**EXERCISE BRIEF:**
Make an exact transcription of the material, leaving out all images.

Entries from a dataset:
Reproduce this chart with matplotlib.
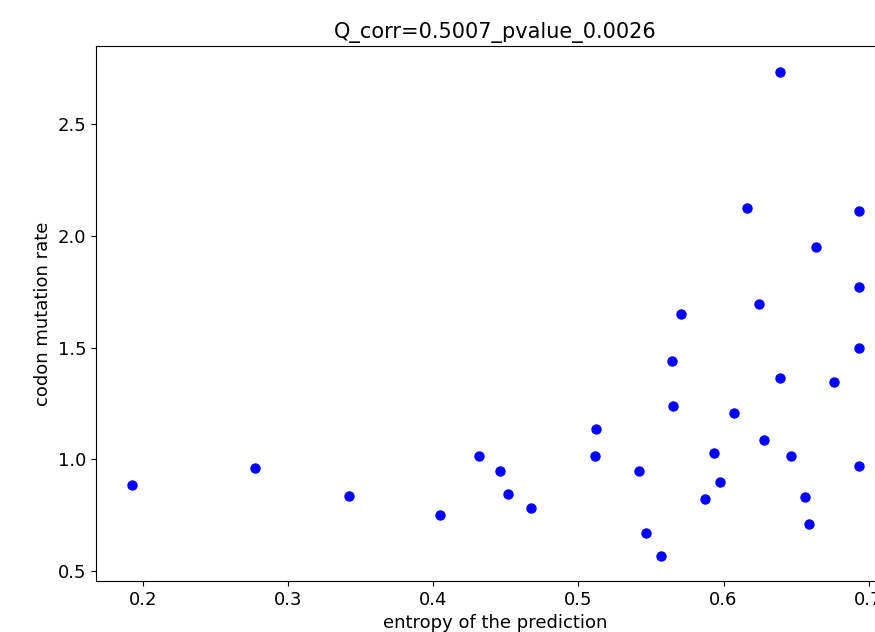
import numpy as np
import matplotlib
matplotlib.use('Agg')
import matplotlib.pyplot as plt

# entropy of the prediction vs codon mutation rate
entropy = [0.1924, 0.2771, 0.3420, 0.4043, 0.4314, 0.4456, 0.4511, 0.4676,
           0.5120, 0.5112, 0.5416, 0.5464, 0.5572, 0.5645, 0.5652, 0.5709,
           0.5875, 0.5934, 0.5973, 0.6072, 0.6159, 0.6244, 0.6276, 0.6390,
           0.6390, 0.6464, 0.6563, 0.6591, 0.6637, 0.6762, 0.6931, 0.6931,
           0.6931, 0.6931]
mut_rate = [0.884, 0.961, 0.837, 0.749, 1.015, 0.948, 0.843, 0.782,
            1.134, 1.013, 0.946, 0.672, 0.567, 1.442, 1.239, 1.650,
            0.821, 1.030, 0.898, 1.206, 2.124, 1.694, 1.085, 1.364,
            2.735, 1.013, 0.831, 0.710, 1.953, 1.348, 2.113, 1.771,
            1.497, 0.970]

fig = plt.figure(figsize=(8.75, 6.32), dpi=100)
# original image is cropped on the right, so the axes run past the figure edge
ax = fig.add_axes([0.1097, 0.0807, 0.913, 0.846])
ax.scatter(entropy, mut_rate, color='blue', s=42)
ax.set_xlim(0.1674, 0.7181)
ax.set_ylim(0.455, 2.85)
ax.set_xticks([0.2, 0.3, 0.4, 0.5, 0.6, 0.7])
ax.set_xticklabels(['0.2', '0.3', '0.4', '0.5', '0.6', '0.7'])
ax.set_yticks([0.5, 1.0, 1.5, 2.0, 2.5])
ax.tick_params(labelsize=13)
ax.set_xlabel('entropy of the prediction', fontsize=13)
ax.set_ylabel('codon mutation rate', fontsize=13)
ax.set_title('Q_corr=0.5007_pvalue_0.0026', fontsize=15)

plt.savefig('out.png', dpi=100)
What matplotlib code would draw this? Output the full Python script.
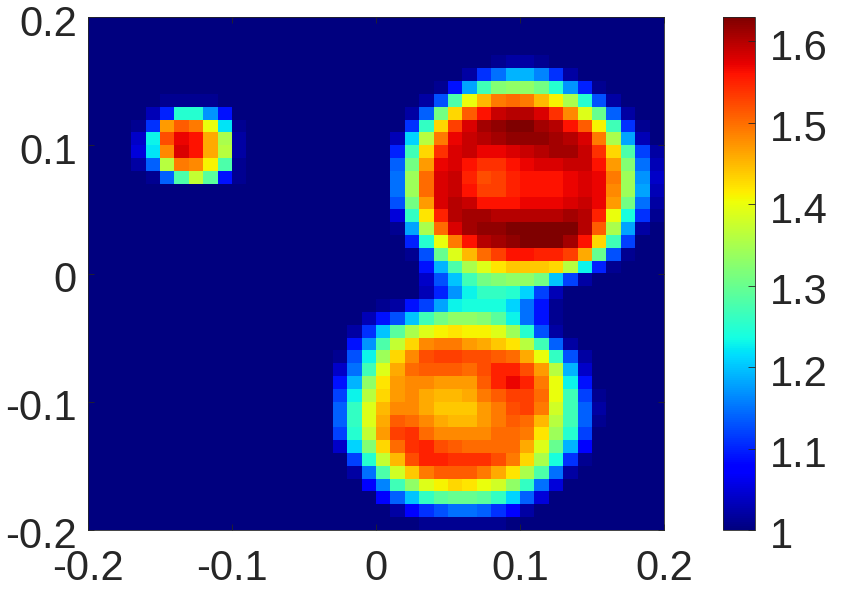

**ANSWER TO THE EXERCISE:**
Reproduce this chart with matplotlib.
import numpy as np
import matplotlib
matplotlib.use('Agg')
import matplotlib.pyplot as plt

# entropy of the prediction vs codon mutation rate
entropy = [0.1924, 0.2771, 0.3420, 0.4043, 0.4314, 0.4456, 0.4511, 0.4676,
           0.5120, 0.5112, 0.5416, 0.5464, 0.5572, 0.5645, 0.5652, 0.5709,
           0.5875, 0.5934, 0.5973, 0.6072, 0.6159, 0.6244, 0.6276, 0.6390,
           0.6390, 0.6464, 0.6563, 0.6591, 0.6637, 0.6762, 0.6931, 0.6931,
           0.6931, 0.6931]
mut_rate = [0.884, 0.961, 0.837, 0.749, 1.015, 0.948, 0.843, 0.782,
            1.134, 1.013, 0.946, 0.672, 0.567, 1.442, 1.239, 1.650,
            0.821, 1.030, 0.898, 1.206, 2.124, 1.694, 1.085, 1.364,
            2.735, 1.013, 0.831, 0.710, 1.953, 1.348, 2.113, 1.771,
            1.497, 0.970]

fig = plt.figure(figsize=(8.75, 6.32), dpi=100)
# original image is cropped on the right, so the axes run past the figure edge
ax = fig.add_axes([0.1097, 0.0807, 0.913, 0.846])
ax.scatter(entropy, mut_rate, color='blue', s=42)
ax.set_xlim(0.1674, 0.7181)
ax.set_ylim(0.455, 2.85)
ax.set_xticks([0.2, 0.3, 0.4, 0.5, 0.6, 0.7])
ax.set_xticklabels(['0.2', '0.3', '0.4', '0.5', '0.6', '0.7'])
ax.set_yticks([0.5, 1.0, 1.5, 2.0, 2.5])
ax.tick_params(labelsize=13)
ax.set_xlabel('entropy of the prediction', fontsize=13)
ax.set_ylabel('codon mutation rate', fontsize=13)
ax.set_title('Q_corr=0.5007_pvalue_0.0026', fontsize=15)

plt.savefig('out.png', dpi=100)
What matplotlib code would draw this? Output the full Python script.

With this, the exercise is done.